A miscalculation in marketing can do a significant - and often irreversible - amount of damage to a products perception and reception. For example, an often forgotten marketing miscalculation was the original iPhones price. The iPhone would have suffered a very different fate had Apple not revisited their marketing decisions. A more recent example of another marketing misstep is the Wii U - or more specifically, the Wii U advertising campaign. The people who typically buy a product in its launch window (early adopters) are people who have disposable income and a higher level of interest in the product than the average consumer. The current Wii U advertising campaign does a very poor job of attracting early adopters.

Marketers are usually paid very well because their job is very difficult. That's not to say a marketers job is more difficult than say, a programmers job, but it's still a very tasking job that requires a lot of time. Time is money.

Think of marketing as the middleman between a product and a consumer. If your company has a revolutionary product and really knows its audience then your company may not need a middleman. However, the reality for the majority of companies in the world is they do not make revolutionary products, thus they need someone to take what they have and find an audience for them.
 

Mesoian

Member
Point of warning, a lot of what I say is influenced by admittedly anecdotal situations I've found myself in.

I often wonder why do game developers, especially the bigger publishing houses, put so much emphasis on marketing, and by that, I mean resources, money and time, to the detriment of actual production. On the face of things, I've read about marketing budgets for games and how huge those costs are and cannot help but think how that money would have been better spent on things like manpower (in-house talent vs. outsourcing), tech (been in some devs where artists have worse machines than producers) and other costs towards actual development.

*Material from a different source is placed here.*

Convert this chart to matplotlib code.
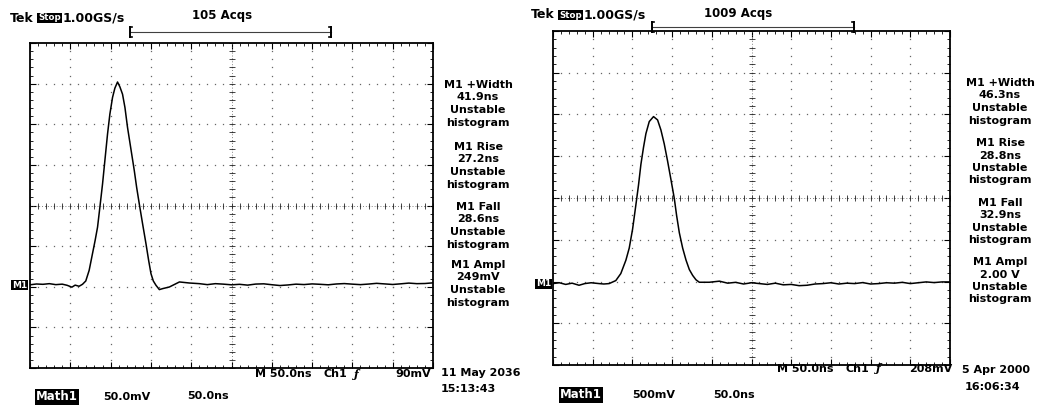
import numpy as np
import matplotlib.pyplot as plt
from matplotlib.lines import Line2D

W, H = 1039, 409

# Math1 trace, left capture (ns, mV above the M1 reference level)
LEFT_T_NS = [0, 8, 16, 24, 32, 40, 46, 52, 56, 60.9, 65.1, 69.2, 73.4, 77.5,
             80.8, 83.8, 86.7, 90.0, 93.3, 96.2, 99.1, 102.4, 105.3, 108.6,
             111.5, 114.8, 117.8, 121.0, 125.2, 129.4, 132.3, 135.6, 139.7,
             143.9, 147.2, 150.1, 153.0, 156.3, 160.5, 164.6, 172.9, 185.4,
             197.8, 210.2, 220, 230, 240, 250, 260, 270, 280, 290, 300, 310,
             320, 330, 340, 350, 360, 370, 380, 390, 400, 410, 420, 430, 440,
             450, 460, 470, 480, 490, 500]
LEFT_MV = [-0.6, 0.4, 0.0, 0.8, -0.4, 0.2, -1.2, -3.5, -1.0, -2.4, 0.0, 4.1,
           17.2, 37.6, 54.0, 70.3, 94.9, 123.5, 156.3, 185.0, 209.5, 230.0,
           241.4, 249.0, 243.1, 234.0, 217.6, 193.1, 166.5, 139.9, 119.4,
           98.9, 74.4, 49.9, 29.4, 13.1, 4.1, -1.2, -6.5, -5.3, -3.3, 2.9,
           1.6, 0.8, -0.4, 0.8, 0.2, -0.6, 0.0, -1.0, 0.3, 0.6, -0.5, -1.5,
           -0.8, 0.2, -0.3, 0.5, 0.0, -0.6, 0.4, 0.9, 0.2, -0.4, 0.3, 1.2,
           0.5, -0.2, 0.6, 1.5, 0.8, 1.0, 1.8]

# Math1 trace, right capture (ns, V above the M1 reference level)
RIGHT_T_NS = [0, 8, 16, 24, 32.8, 40, 48, 58.1, 64, 70.7, 79.1, 85.4, 91.8,
              96.0, 100.2, 104.3, 107.7, 110.7, 114.0, 117.0, 121.2, 126.6,
              131.7, 135.9, 140.1, 144.3, 148.6, 152.8, 155.7, 159.1, 163.3,
              167.5, 171.7, 175.9, 180.1, 184.3, 196.9, 209.6, 220, 230, 240,
              250, 260, 270, 280, 290, 300, 310, 320, 330, 340, 350, 360, 370,
              380, 390, 400, 410, 420, 430, 440, 450, 460, 470, 480, 490, 500]
RIGHT_V = [0.0, 0.01, -0.01, 0.005, -0.02, 0.0, 0.01, 0.0, -0.005, 0.0,
           0.036, 0.12, 0.28, 0.425, 0.65, 0.937, 1.18, 1.427, 1.632, 1.795,
           1.94, 2.00, 1.96, 1.84, 1.673, 1.468, 1.243, 1.018, 0.814, 0.609,
           0.425, 0.282, 0.168, 0.098, 0.045, 0.016, 0.016, 0.029, 0.005,
           0.015, -0.005, 0.01, 0.0, -0.01, 0.005, -0.015, -0.01, -0.025,
           -0.02, -0.005, 0.0, 0.01, -0.005, 0.005, 0.0, 0.012, -0.005, 0.0,
           0.01, 0.005, 0.015, 0.0, 0.01, 0.02, 0.012, 0.02, 0.02]

LEFT_MEAS = [("M1 +Width", "41.9ns"), ("M1 Rise", "27.2ns"),
             ("M1 Fall", "28.6ns"), ("M1 Ampl", "249mV")]
RIGHT_MEAS = [("M1 +Width", "46.3ns"), ("M1 Rise", "28.8ns"),
              ("M1 Fall", "32.9ns"), ("M1 Ampl", "2.00 V")]

FONT = "DejaVu Sans"


def fx(x):
    return x / W


def fy(y):
    return 1 - y / H


fig = plt.figure(figsize=(W / 100, H / 100), dpi=100)
fig.patch.set_facecolor("white")


def label(x, y, s, ha="left", size=8, inverse=False, **kw):
    opts = dict(ha=ha, va="center", fontsize=size, fontweight="bold",
                family=FONT, color="black")
    if inverse:
        opts["color"] = "white"
        opts["bbox"] = dict(boxstyle="square,pad=0.1", fc="black", ec="none")
    opts.update(kw)
    fig.text(fx(x), fy(y), s, **opts)


def draw_screen(box, t, v, per_div, base_div):
    x0, y0, x1, y1 = box
    ax = fig.add_axes([fx(x0), fy(y1), (x1 - x0) / W, (y1 - y0) / H])
    lo = (-4 - base_div) * per_div
    ax.set_xlim(0, 500)
    ax.set_ylim(lo, lo + 8 * per_div)

    xmaj = np.linspace(0, 500, 11)
    xmin = np.linspace(0, 500, 51)
    ymaj = lo + per_div * np.arange(9)
    ymin = lo + per_div * np.arange(41) / 5
    ax.set_xticks(xmaj)
    ax.set_xticks(xmin, minor=True)
    ax.set_yticks(ymaj)
    ax.set_yticks(ymin, minor=True)
    ax.tick_params(which="both", direction="in", top=True, right=True,
                   labelbottom=False, labelleft=False, color="black")
    ax.tick_params(which="major", length=4, width=0.8)
    ax.tick_params(which="minor", length=2.5, width=0.6)
    for sp in ax.spines.values():
        sp.set_linewidth(1.3)

    # graticule dots along every division line
    gx, gy = np.meshgrid(xmaj[1:-1], ymin[1:-1])
    ax.plot(gx.ravel(), gy.ravel(), ls="none", marker="s", ms=0.9,
            mew=0, color="0.4")
    gx, gy = np.meshgrid(xmin[1:-1], ymaj[1:-1])
    ax.plot(gx.ravel(), gy.ravel(), ls="none", marker="s", ms=0.9,
            mew=0, color="0.4")

    # centre crosshair with fine ticks
    cx = 250
    cy = lo + 4 * per_div
    ax.axvline(cx, ls=(0, (1, 2.5)), lw=0.6, color="0.35")
    ax.axhline(cy, ls=(0, (1, 2.5)), lw=0.6, color="0.35")
    ax.plot(np.full(len(ymin), cx), ymin, ls="none", marker="_", ms=4,
            mew=0.6, color="0.15")
    ax.plot(xmin, np.full(len(xmin), cy), ls="none", marker="|", ms=4,
            mew=0.6, color="0.15")

    ax.plot(t, v, color="black", lw=1.1, zorder=5)
    return ax


def bracket(xl, xr, y):
    fig.add_artist(Line2D([fx(xl), fx(xr)], [fy(y), fy(y)], color="0.25",
                          lw=0.8))
    for xe, d in ((xl, 2), (xr, -2)):
        fig.add_artist(Line2D([fx(xe), fx(xe)], [fy(y - 5), fy(y + 5)],
                              color="black", lw=1.4))
        fig.add_artist(Line2D([fx(xe), fx(xe + d)], [fy(y - 5), fy(y - 5)],
                              color="black", lw=1.2))
        fig.add_artist(Line2D([fx(xe), fx(xe + d)], [fy(y + 5), fy(y + 5)],
                              color="black", lw=1.2))


def measurements(cx, tops, items):
    for top, (name, value) in zip(tops, items):
        for i, s in enumerate([name, value, "Unstable", "histogram"]):
            label(cx, top + i * 12.5, s, ha="center")


# left capture
draw_screen((30, 43, 433, 368), LEFT_T_NS, LEFT_MV, 50.0, -1.94)
label(10, 18, "Tek", size=9)
label(38, 18, "Stop", size=6.2, inverse=True)
label(63, 18, "1.00GS/s", size=9)
label(222, 16, "105 Acqs", ha="center", size=8.5)
bracket(130, 331, 32)
measurements(478, [85, 147, 207, 265], LEFT_MEAS)
label(12, 285, "M1", size=6.5, inverse=True)
label(255, 374, "M 50.0ns")
label(323, 374, "Ch1")
label(353, 374, "\u0192", family="DejaVu Serif", fontstyle="italic")
label(431, 374, "90mV", ha="right")
label(441, 373, "11 May 2036")
label(441, 389, "15:13:43")
label(36, 397, "Math1", size=8.5, inverse=True)
label(103, 397, "50.0mV")
label(187, 396, "50.0ns")

# right capture
draw_screen((553, 31, 950, 365), RIGHT_T_NS, RIGHT_V, 0.5, -2.05)
label(531, 15, "Tek", size=9)
label(559, 15, "Stop", size=6.2, inverse=True)
label(584, 15, "1.00GS/s", size=9)
label(738, 13, "1009 Acqs", ha="center", size=8.5)
bracket(652, 854, 27)
measurements(1000, [83, 143, 203, 262], RIGHT_MEAS)
label(536, 284, "M1", size=6.5, inverse=True)
label(777, 369, "M 50.0ns")
label(845, 369, "Ch1")
label(875, 369, "\u0192", family="DejaVu Serif", fontstyle="italic")
label(952, 369, "208mV", ha="right")
label(962, 370, "5 Apr 2000")
label(965, 387, "16:06:34")
label(560, 395, "Math1", size=8.5, inverse=True)
label(632, 395, "500mV")
label(713, 395, "50.0ns")

fig.savefig("out.png", dpi=100, facecolor="white")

Then I think about the marketers themselves, usually a bunch of overpaid (they definitely earn more than most regular developers, not counting the "Senior" staff) overindulgent types who think their ideas are the greatest thing under the sun (for the most part, they're pretty much crap). They're given incredible power to go in and interrupt game development by issuing the most ridiculous tasks to the team to produce marketing materials for them, or game demos, etc. or other kinds of requests, usually unrelated to a developers current milestone.

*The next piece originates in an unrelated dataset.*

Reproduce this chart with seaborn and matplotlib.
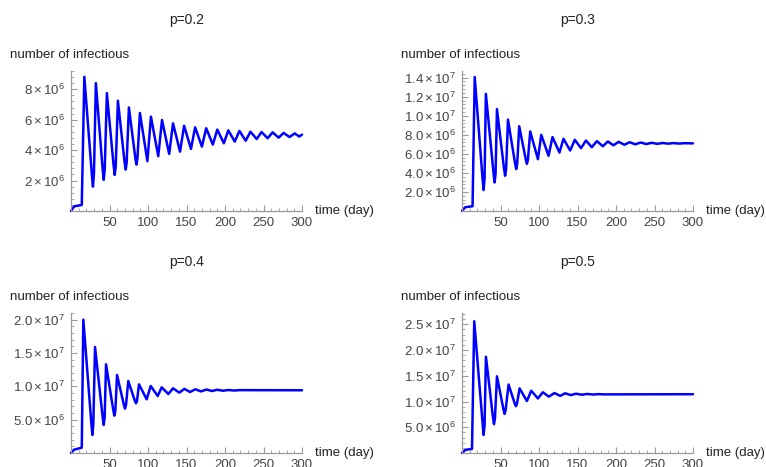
import numpy as np
import pandas as pd
import matplotlib
matplotlib.use("Agg")
import matplotlib.pyplot as plt
import seaborn as sns
from matplotlib.ticker import FixedLocator, MultipleLocator, FuncFormatter

# values (day, number of infectious)
days_p02 = [0, 4, 14, 17.3, 27.0, 28.5, 29.8, 32.3, 41.0, 42.5, 43.8, 46.6, 55.3, 56.8,
            58.1, 60.9, 69.5, 71.0, 72.3, 75.2, 83.5, 85.0, 86.3, 89.5,
            99.2, 103.8, 113.3, 118.2, 127.5, 132.5, 141.6, 146.9, 155.8, 161.2, 170.0,
            175.6, 184.2, 190.0, 198.5, 204.3, 212.7, 218.7, 226.9, 233.0, 241.2, 247.4,
            255.4, 261.8, 269.7, 276.1, 283.9, 290.5, 296.5, 300]
infectious_p02 = [0, 0.30e6, 0.40e6, 8.82e6, 2.45e6, 1.60e6, 2.45e6, 8.40e6, 2.8e6, 2.05e6,
                  2.75e6, 7.75e6, 3.0e6, 2.37e6, 2.95e6, 7.25e6, 3.25e6, 2.72e6, 3.2e6,
                  6.80e6, 3.5e6, 3.05e6, 3.45e6, 6.44e6, 3.27e6, 6.20e6, 3.60e6, 5.98e6,
                  3.75e6, 5.76e6, 3.90e6, 5.60e6, 4.08e6, 5.50e6, 4.23e6, 5.44e6, 4.36e6,
                  5.35e6, 4.45e6, 5.30e6, 4.56e6, 5.26e6, 4.62e6, 5.21e6, 4.73e6, 5.19e6,
                  4.78e6, 5.17e6, 4.82e6, 5.13e6, 4.86e6, 5.10e6, 4.89e6, 5.02e6]

days_p03 = [0, 4.3, 13.7, 16.5, 26.5, 28, 29.3, 31, 40.8, 42.3, 43.6, 45.4, 54.5, 56,
            57.3, 59.7, 68.9, 70.4, 71.7, 74.3, 82.8, 84.3, 85.6, 88.6,
            98.6, 102.9, 112.4, 117.5, 126.6, 131.8, 140.5, 146.5, 154.6, 161.0, 168.6,
            175.2, 182.9, 189.4, 196.6, 203.5, 210.8, 217.8, 225, 232, 239.3, 246.3,
            253.5, 260.5, 267.8, 274.8, 282, 289, 300]
infectious_p03 = [0, 0.40e6, 0.50e6, 14.07e6, 3.6e6, 2.2e6, 3.4e6, 12.3e6, 4.1e6, 3.0e6,
                  3.9e6, 10.7e6, 4.5e6, 3.7e6, 4.4e6, 9.6e6, 5.0e6, 4.4e6, 4.95e6, 8.9e6,
                  5.42e6, 4.95e6, 5.38e6, 8.35e6, 5.44e6, 8.0e6, 5.8e6, 7.76e6, 6.14e6,
                  7.58e6, 6.35e6, 7.47e6, 6.6e6, 7.4e6, 6.7e6, 7.34e6, 6.8e6, 7.3e6, 6.9e6,
                  7.26e6, 6.96e6, 7.22e6, 7.0e6, 7.19e6, 7.03e6, 7.16e6, 7.05e6, 7.14e6,
                  7.07e6, 7.13e6, 7.08e6, 7.12e6, 7.10e6]

days_p04 = [0, 4, 14, 16, 26.2, 27.7, 29.0, 31.2, 40.9, 42.4, 43.7, 45.5, 54.8, 56.3,
            57.6, 59.8, 68.6, 70.1, 71.4, 74.4, 82.9, 84.4, 85.7, 88.3,
            98.3, 103.5, 112.6, 117.8, 126.4, 132.5, 140.7, 147.2, 154.5, 161.5, 168.8,
            176, 183, 190, 197.5, 204.5, 212, 219, 300]
infectious_p04 = [0, 0.5e6, 0.8e6, 20.0e6, 4.8e6, 2.7e6, 4.3e6, 15.9e6, 5.6e6, 4.2e6,
                  5.3e6, 13.3e6, 6.5e6, 5.6e6, 6.35e6, 11.7e6, 7.25e6, 6.65e6, 7.15e6,
                  10.8e6, 7.85e6, 7.45e6, 7.8e6, 10.3e6, 8.05e6, 10.05e6, 8.55e6, 9.85e6,
                  8.85e6, 9.7e6, 9.05e6, 9.62e6, 9.15e6, 9.56e6, 9.24e6, 9.52e6, 9.3e6,
                  9.48e6, 9.34e6, 9.45e6, 9.37e6, 9.43e6, 9.41e6]

days_p05 = [0, 4.3, 13, 15.9, 26.5, 28, 29.3, 31.1, 40.0, 41.5, 42.8, 45.4, 53.8, 55.3,
            56.6, 60.5, 68.5, 70, 71.3, 74.8, 84.3, 89.9,
            98.6, 105, 112.8, 120.1, 127.5, 134, 141.3, 148, 155.5, 162.5, 170, 177,
            184, 300]
infectious_p05 = [0, 0.6e6, 0.8e6, 25.6e6, 6.2e6, 3.5e6, 5.3e6, 18.7e6, 7.2e6, 5.6e6,
                  6.7e6, 14.9e6, 8.5e6, 7.6e6, 8.3e6, 13.3e6, 9.6e6, 9.1e6, 9.5e6,
                  12.55e6, 10.1e6, 12.1e6, 10.6e6, 11.8e6, 10.95e6, 11.65e6,
                  11.1e6, 11.6e6, 11.25e6, 11.52e6, 11.32e6, 11.47e6, 11.36e6, 11.44e6,
                  11.39e6, 11.42e6]

titles = ["p=0.2", "p=0.3", "p=0.4", "p=0.5"]
x_ticks = [50, 100, 150, 200, 250, 300]
y_ticks_p02 = [2e6, 4e6, 6e6, 8e6]
y_ticks_p03 = [2e6, 4e6, 6e6, 8e6, 10e6, 12e6, 14e6]
y_ticks_p04 = [5e6, 10e6, 15e6, 20e6]
y_ticks_p05 = [5e6, 10e6, 15e6, 20e6, 25e6]

sns.set_theme(style="white")
plt.rcParams["font.family"] = ["Liberation Sans", "DejaVu Sans"]
plt.rcParams["mathtext.fontset"] = "custom"
plt.rcParams["mathtext.rm"] = "Liberation Sans"
plt.rcParams["mathtext.it"] = "Liberation Sans:italic"
plt.rcParams["mathtext.bf"] = "Liberation Sans:bold"

W, H = 766, 467
fig = plt.figure(figsize=(W / 100, H / 100), dpi=100)
fig.patch.set_facecolor("white")


def sci_label(decimals):
    def fmt(v, pos):
        exp = int(np.floor(np.log10(v)))
        mant = v / 10 ** exp
        return rf"${mant:.{decimals}f}\times10^{{{exp}}}$"
    return fmt


panels = [
    # data, pixel box (left, top, right, bottom), y top, y ticks, decimals, y minor step
    (days_p02, infectious_p02, (71, 71, 302, 211), 9.2e6, y_ticks_p02, 0, 0.4e6),
    (days_p03, infectious_p03, (462, 71, 693, 211), 14.7e6, y_ticks_p03, 1, 0.4e6),
    (days_p04, infectious_p04, (71, 313, 302, 453), 21.0e6, y_ticks_p04, 1, 1e6),
    (days_p05, infectious_p05, (462, 313, 693, 453), 27.2e6, y_ticks_p05, 1, 1e6),
]

axis_grey = "#9a9a9a"
text_grey = "#444444"

for title, (days, vals, box, ytop, yticks, dec, ystep) in zip(titles, panels):
    left, top, right, bottom = box
    ax = fig.add_axes([left / W, 1 - bottom / H, (right - left) / W, (bottom - top) / H])
    df = pd.DataFrame({"day": days, "infectious": vals})
    sns.lineplot(data=df, x="day", y="infectious", ax=ax, color="#0000ff",
                 linewidth=1.8, estimator=None)
    for line in ax.lines:
        line.set_clip_on(False)
        line.set_solid_joinstyle("round")

    ax.set_xlim(0, 300)
    ax.set_ylim(0, ytop)
    ax.set_facecolor("white")
    for side in ["top", "right"]:
        ax.spines[side].set_visible(False)
    for side in ["left", "bottom"]:
        ax.spines[side].set_color(axis_grey)
        ax.spines[side].set_linewidth(0.9)

    ax.xaxis.set_major_locator(FixedLocator(x_ticks))
    ax.xaxis.set_minor_locator(MultipleLocator(10))
    ax.yaxis.set_major_locator(FixedLocator(yticks))
    ax.yaxis.set_minor_locator(MultipleLocator(ystep))
    ax.yaxis.set_major_formatter(FuncFormatter(sci_label(dec)))
    ax.tick_params(axis="both", which="major", direction="in", length=4, width=0.8,
                   color=axis_grey, labelcolor=text_grey, labelsize=9.5, pad=4.5)
    ax.tick_params(axis="both", which="minor", direction="in", length=2, width=0.6,
                   color=axis_grey)
    ax.tick_params(axis="x", bottom=True, which="both")
    ax.tick_params(axis="y", left=True, which="both")
    ax.set_xlabel("")
    ax.set_ylabel("")

    # panel title, axis labels placed like the reference
    cx = (left + right) / 2
    fig.text(cx / W, 1 - (top - 51) / H, title, ha="center", va="center",
             fontsize=10, color="#222222")
    fig.text((left - 61) / W, 1 - (top - 16) / H, "number of infectious",
             ha="left", va="center", fontsize=9.5, color="#222222")
    fig.text((right + 13) / W, 1 - bottom / H, "time (day)",
             ha="left", va="center", fontsize=9.5, color="#222222")

fig.savefig("out.png", dpi=100, facecolor="white")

I often wonder if "AAA/HD" is just a euphemism for "lets see how much money we can blow on marketing and advertising!" instead of the quality of the actual game. :(

Because it's the only way to get the word out to the non-hardcore gamer legion. People like us know everything as it's announced, we know why it's important and we know why we choose to ignore or pay attention to it. The people who only buy Madden or Call of Duty do not. And the marketing is specifically for them, because if you do it right, you stand to gain millions on millions.

But it's a crap shoot, as we've seen.

It's sold out everywhere in the UK, was first in the charts overtaking DmC, BO2 + FIFA 13. They had to sort out new shipments to help sort out the shortage.

But it won't be next week. The hardcore sect has spoken. The drop off will be dramatic.
 

number47

Member
Who advertises other than Activision and UbiSoft.

2k hardly did with this current gen and they are making bank.
 

Tookay

Member
It depends on the game itself. AAA titles like GTA,cod,sf. Franchises that made it after the first series launched well don't really bother. Most sequels hardly do. Darksiders 2 required marketing because the first barely did well. We can blame bad or lack of marketing for the wii u for its terrible sales.

Basically marketing and ads develop the road to its consumers.
Also AAA titles are known to throw money at everything. Like that one thread about how cod has like 5 writers,just to avoid heavy responsibility. Don't quote me on that. Fuuzy memory

No, those series do it too. COD blows a lot of money on big names in its commercials every year (the one with Kobe and the other celebrities fighting each other springs to mind).

The fact of the matter is that we live in a world of constant distractions, where people are bombarded with all sorts of entertainment options. You need huge marketing resources for the big guns to stand out, capture the audience beyond forum-dwellers (who are already in the know), and recoup dev costs.